As I didn't hand in a sample of writing that showed how I would integrate theory and empirical data, Ram was concerned that I not give the impression of over-interpreting what participants are saying, but just to let them speak for themselves. This won't be a problem, as my work inter-weaves theory and data well, I think. It's just I couldn't show Ram that, and he wanted to just make sure. He talked about how it was okay to both a) let the data say it plainly and b) say I am usefully interpreting the data as saying it. Shuruq also asked some interesting questions about the relationship between the data from my participants and my argument, in terms of how I am using my data, and what my relationship is to my participants.

Shuruq was worried that my initial contextualization of the empirical data in the UK gets lost throughout the rest of the structure. I'm not sure what to think about this yet. I need a "what is the emerging church?" section as it is not a widely known phenomenon within academia, but this question is not my research question; just the context in which I ask my questions. But I don't think I am losing that context throughout the rest of the thesis because I am continually coming back to the fact that participants are engaging the postmodern turn culturally and philosophically.
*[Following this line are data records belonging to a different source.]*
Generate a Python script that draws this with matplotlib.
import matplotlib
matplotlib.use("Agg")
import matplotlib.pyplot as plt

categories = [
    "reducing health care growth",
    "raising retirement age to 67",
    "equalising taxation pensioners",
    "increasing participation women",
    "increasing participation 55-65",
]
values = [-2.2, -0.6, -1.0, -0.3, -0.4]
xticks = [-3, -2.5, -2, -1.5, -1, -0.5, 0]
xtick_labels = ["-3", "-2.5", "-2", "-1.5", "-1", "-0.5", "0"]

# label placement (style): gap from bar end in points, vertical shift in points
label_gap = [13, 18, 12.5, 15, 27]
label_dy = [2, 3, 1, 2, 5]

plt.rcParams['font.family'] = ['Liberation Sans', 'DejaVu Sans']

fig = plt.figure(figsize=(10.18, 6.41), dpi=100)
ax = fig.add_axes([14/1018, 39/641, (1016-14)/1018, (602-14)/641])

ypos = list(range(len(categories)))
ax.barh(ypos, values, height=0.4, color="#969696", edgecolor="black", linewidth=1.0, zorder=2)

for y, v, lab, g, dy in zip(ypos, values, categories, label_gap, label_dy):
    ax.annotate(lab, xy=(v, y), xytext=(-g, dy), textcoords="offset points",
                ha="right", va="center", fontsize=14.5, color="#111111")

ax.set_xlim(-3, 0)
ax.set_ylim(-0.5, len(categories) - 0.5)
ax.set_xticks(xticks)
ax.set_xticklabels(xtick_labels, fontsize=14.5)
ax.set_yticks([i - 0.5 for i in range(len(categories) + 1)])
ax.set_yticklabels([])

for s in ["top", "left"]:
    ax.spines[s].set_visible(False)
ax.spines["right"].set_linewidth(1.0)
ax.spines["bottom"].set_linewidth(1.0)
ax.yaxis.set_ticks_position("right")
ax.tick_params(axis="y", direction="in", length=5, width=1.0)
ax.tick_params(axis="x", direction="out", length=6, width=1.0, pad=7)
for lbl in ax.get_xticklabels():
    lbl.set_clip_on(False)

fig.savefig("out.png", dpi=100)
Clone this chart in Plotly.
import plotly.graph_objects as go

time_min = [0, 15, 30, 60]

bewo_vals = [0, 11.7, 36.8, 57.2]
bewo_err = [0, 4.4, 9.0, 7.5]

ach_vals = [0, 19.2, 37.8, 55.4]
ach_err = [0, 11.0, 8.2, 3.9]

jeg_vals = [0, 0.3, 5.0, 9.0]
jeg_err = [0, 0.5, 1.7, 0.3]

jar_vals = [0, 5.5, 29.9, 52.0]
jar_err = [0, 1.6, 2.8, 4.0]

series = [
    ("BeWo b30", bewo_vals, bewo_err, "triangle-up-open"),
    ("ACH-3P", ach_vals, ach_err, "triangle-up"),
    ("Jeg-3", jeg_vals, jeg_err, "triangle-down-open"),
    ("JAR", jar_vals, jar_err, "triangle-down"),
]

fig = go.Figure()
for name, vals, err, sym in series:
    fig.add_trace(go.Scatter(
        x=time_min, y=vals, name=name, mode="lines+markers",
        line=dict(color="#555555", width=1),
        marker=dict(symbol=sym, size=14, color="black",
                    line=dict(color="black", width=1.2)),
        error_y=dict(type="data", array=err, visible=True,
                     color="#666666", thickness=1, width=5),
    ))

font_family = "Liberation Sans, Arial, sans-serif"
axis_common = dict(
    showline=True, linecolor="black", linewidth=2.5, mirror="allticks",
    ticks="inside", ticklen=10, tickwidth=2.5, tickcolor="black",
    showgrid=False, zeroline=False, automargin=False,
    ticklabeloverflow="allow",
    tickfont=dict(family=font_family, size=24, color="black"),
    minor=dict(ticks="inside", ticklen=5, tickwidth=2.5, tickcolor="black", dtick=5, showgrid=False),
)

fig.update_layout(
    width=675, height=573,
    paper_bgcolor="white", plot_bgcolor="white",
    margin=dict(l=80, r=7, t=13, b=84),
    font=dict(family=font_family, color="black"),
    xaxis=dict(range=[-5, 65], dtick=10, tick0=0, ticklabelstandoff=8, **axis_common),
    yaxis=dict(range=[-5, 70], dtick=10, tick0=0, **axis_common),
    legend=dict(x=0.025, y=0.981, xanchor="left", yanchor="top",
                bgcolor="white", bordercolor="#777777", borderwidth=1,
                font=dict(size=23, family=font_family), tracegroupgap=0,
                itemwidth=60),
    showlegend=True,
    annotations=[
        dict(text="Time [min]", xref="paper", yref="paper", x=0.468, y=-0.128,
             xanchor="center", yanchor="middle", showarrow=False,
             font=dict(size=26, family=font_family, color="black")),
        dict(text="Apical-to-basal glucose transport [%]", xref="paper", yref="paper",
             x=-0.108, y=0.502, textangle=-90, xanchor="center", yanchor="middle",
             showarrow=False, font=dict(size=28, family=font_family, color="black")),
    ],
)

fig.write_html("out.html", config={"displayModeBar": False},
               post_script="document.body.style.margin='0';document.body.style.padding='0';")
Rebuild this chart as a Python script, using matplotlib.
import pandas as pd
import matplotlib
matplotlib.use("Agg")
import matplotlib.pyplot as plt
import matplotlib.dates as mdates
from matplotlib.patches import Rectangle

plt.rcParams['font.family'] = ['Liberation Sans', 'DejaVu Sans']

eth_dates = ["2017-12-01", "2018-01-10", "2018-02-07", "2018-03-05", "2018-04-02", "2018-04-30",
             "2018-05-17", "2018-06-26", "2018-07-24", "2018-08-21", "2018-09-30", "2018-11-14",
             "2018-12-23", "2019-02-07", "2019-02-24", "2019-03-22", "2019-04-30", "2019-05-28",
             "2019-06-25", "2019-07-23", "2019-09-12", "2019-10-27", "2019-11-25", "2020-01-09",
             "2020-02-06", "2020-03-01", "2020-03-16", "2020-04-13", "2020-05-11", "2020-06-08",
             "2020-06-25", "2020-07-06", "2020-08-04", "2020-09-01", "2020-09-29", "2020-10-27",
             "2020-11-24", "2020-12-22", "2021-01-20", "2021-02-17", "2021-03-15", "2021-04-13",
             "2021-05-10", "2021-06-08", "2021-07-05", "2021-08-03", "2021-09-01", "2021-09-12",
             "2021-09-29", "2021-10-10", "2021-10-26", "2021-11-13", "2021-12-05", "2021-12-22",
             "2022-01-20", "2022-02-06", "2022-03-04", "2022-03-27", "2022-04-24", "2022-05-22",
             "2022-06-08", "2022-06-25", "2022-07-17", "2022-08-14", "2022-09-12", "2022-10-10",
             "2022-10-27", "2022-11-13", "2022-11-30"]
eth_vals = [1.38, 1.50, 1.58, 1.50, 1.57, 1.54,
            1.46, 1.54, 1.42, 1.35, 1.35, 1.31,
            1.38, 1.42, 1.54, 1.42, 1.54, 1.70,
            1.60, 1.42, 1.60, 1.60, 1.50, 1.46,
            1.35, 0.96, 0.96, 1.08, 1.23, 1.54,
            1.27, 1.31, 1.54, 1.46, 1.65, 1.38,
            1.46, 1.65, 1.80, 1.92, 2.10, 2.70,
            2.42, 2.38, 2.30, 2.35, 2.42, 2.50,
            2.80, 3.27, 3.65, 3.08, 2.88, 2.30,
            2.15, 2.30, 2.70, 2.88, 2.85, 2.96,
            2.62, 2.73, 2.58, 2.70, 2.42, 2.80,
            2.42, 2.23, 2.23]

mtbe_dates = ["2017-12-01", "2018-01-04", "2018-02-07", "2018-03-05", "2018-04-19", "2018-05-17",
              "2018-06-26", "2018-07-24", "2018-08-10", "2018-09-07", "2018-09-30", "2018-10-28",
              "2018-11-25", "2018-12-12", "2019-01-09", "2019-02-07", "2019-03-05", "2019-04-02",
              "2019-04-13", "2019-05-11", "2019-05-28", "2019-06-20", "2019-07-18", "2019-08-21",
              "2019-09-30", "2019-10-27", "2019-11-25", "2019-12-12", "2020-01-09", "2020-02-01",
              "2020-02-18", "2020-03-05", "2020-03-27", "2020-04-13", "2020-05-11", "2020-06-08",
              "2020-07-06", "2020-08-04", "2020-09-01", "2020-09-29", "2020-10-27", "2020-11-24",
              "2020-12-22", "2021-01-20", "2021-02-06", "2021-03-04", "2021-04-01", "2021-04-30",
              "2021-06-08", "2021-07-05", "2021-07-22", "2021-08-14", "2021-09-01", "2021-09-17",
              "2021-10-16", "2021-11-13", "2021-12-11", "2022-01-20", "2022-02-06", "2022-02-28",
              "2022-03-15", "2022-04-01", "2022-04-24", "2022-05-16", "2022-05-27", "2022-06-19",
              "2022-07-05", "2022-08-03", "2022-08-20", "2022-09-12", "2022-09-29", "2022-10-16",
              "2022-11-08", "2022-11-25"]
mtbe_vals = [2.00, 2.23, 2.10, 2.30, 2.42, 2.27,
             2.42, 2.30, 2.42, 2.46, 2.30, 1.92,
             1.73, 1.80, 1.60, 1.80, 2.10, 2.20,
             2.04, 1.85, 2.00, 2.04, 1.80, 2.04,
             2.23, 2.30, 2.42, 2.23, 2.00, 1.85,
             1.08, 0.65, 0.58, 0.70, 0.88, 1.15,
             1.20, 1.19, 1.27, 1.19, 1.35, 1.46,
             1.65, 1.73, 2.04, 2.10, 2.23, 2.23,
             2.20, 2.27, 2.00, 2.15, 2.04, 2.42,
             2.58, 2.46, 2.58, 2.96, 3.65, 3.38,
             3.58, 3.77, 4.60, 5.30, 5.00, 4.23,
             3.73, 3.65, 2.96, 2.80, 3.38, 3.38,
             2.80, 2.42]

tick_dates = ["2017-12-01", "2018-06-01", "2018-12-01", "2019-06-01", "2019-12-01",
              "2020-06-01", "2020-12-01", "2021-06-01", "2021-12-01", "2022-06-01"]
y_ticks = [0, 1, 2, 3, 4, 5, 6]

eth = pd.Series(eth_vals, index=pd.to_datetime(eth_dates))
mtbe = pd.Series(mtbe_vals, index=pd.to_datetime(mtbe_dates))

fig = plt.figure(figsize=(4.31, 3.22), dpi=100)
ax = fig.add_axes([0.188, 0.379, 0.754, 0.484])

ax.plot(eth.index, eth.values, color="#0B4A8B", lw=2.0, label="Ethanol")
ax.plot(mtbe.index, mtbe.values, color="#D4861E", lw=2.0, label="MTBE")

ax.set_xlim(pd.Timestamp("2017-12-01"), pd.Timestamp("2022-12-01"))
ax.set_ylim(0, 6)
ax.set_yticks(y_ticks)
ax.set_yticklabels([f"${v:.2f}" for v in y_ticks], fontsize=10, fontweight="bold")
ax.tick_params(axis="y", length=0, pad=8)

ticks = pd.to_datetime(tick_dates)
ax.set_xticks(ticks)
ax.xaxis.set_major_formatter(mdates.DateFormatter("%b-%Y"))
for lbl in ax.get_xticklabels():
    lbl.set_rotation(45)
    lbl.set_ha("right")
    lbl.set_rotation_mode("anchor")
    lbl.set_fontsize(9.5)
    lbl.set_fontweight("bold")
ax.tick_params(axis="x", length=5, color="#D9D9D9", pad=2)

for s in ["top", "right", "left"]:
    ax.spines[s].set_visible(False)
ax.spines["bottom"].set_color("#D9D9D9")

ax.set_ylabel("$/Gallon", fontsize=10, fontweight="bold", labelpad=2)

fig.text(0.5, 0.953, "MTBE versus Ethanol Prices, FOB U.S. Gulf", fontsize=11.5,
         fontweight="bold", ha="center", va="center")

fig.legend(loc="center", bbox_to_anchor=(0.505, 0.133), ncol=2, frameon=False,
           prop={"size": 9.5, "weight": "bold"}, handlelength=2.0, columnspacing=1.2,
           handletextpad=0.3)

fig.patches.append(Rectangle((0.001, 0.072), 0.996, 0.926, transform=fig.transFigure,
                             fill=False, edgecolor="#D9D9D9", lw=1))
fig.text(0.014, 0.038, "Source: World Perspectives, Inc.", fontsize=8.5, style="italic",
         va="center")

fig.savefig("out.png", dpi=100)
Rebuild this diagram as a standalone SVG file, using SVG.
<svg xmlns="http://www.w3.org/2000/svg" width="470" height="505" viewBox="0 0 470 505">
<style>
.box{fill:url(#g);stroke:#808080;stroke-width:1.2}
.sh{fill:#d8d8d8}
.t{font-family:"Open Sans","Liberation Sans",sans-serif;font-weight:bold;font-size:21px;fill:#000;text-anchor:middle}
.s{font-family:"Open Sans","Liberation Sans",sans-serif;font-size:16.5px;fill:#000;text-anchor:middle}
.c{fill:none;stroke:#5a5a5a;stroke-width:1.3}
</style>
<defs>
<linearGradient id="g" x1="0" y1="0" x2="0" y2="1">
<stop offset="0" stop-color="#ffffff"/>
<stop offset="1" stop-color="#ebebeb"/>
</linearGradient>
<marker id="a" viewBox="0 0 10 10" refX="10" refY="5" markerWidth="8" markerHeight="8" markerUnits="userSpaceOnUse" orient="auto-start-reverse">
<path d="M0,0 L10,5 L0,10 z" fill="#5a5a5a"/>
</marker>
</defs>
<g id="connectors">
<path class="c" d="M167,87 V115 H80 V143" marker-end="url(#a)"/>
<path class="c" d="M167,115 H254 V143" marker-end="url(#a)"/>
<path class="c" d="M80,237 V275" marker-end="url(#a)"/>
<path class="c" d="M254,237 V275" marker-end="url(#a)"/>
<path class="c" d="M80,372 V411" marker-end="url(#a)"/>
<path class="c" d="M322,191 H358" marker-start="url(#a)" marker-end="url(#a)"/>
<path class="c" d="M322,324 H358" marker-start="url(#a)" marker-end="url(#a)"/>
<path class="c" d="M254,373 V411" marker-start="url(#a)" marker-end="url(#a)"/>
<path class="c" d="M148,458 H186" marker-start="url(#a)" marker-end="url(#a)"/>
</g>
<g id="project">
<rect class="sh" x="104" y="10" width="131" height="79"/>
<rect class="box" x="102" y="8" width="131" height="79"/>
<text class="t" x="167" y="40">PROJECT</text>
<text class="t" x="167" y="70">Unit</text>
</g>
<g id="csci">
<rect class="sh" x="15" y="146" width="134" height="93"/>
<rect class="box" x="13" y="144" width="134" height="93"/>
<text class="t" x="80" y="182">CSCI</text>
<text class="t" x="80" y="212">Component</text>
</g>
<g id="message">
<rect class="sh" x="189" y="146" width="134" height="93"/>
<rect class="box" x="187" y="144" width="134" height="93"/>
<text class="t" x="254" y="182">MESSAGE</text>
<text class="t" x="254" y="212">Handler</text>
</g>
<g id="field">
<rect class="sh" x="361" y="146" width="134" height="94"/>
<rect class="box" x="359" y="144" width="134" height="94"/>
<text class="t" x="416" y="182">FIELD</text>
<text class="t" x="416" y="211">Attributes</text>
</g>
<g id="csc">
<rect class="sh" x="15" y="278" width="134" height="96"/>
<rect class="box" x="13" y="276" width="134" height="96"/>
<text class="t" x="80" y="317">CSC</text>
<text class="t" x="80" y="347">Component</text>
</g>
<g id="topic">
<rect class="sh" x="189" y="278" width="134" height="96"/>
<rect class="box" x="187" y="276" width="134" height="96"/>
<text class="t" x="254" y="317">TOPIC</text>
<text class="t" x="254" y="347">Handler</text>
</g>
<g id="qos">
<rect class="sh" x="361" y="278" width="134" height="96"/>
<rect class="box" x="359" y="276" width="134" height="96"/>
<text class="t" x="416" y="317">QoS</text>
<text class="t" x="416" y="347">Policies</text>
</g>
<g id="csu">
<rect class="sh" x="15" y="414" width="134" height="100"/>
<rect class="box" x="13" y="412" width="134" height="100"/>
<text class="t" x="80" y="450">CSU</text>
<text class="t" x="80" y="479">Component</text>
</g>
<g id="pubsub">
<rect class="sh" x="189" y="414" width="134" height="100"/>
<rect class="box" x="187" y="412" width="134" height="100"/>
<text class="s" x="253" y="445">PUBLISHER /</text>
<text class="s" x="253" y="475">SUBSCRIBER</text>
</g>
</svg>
I think she was more concerned about the gender imbalance in both my use of (largley male) theorists and (largley male) participants; but this isn't something that I haven't noticed or plan to ignore! As she didn't know that my MA work had been in Women and Religion, I think she just wanted to make sure that I would mention the implications of this imbalance as and when they arose (which I have and will continue to). But, as Ram pointed out, my thesis isn't on gender.

All good food for thought. I'm sure I'll be posting again shortly with an altered thesis structure and abstract to reflect my thinking after this review.